Zuizan and The Assasination of Honma Seiichiro


The summer of 1862 was a time of blood letting on the streets of Kyoto due to assasinations orchestrated by an Imperial Loyalist from Tosa Han going by the name of Zuizan. His real name, Hanpeita Takechi (pictured below right), leader of the Tosa Loyalist Party, an influential figure in the movement for toppling the Shogun and transferring power to the Emperor, was a lower-ranking samurai from Tosa han who used his influence as a master swordsman to recruit anti-Bakufu members to his party.


He used the Tosa Loyalist Party to launch assassinations of pro-Bakufu proponents, including upon Tosa minister Yoshida Toyo in 1862. Takechi was a close friend of Sakamoto Ryoma, but Ryoma eventually distanced himself from Takechi’s methods and beliefs.
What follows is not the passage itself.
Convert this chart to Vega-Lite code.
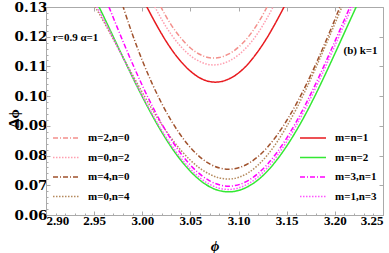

Honma Seiichiro was a ronin, not aligned to any clan, originally from present day Niigata. His views and actions aligned him with the anti-foreigner imperialist groups at the time and he had moved to Kyoto from Tokyo, because of an earlier purge on anti-foreigner rebels in Tokyo. On the night of August 20th 1862, Honma Seiichiro was cut down on Kiyamachi dori, Kyoto close to the Kamo River (the exact location pictured below), by a number of other anti-foreigner imperialists including the renowned hitman Okada Izo at the order of Hanpeita Takechi.

There are two discussed possible ideas behind Hanpeita’s motives, one that he was jealous of Honma’s endeavours, and secondly that Honma had in fact become too radical making him a liability to the cause. Honma was also a known heavy drinker and womanizer. In fact, the female partner that was with him on that summer night was also killed. After the attack Honma’s head was cut from his shoulders and impaled on a bamboo spike stuck in the bank of the nearby Kamogawa river. Honma Seiichiro was just twenty-nine years old when he was assasinated.

Pictured left, shows where Hanpeita’s Kiyamachi Dori residence was, now the entrance to a restaurant, a stone post also marks the spot.


As the power of Takechi’s Tosa Loyalist Party grew, Yamauchi Yodo, leader of Tosa, allowed him some input in to the han politics, however, unknown to Takechi, Yodo became aware that Hanpeita had orchestrated Yoshida’s assassination and slowly drew the over-confident Takechi into his trap. Takechi was eventually arrested and forced to commit seppuku (ceremonial suicide) in 1865.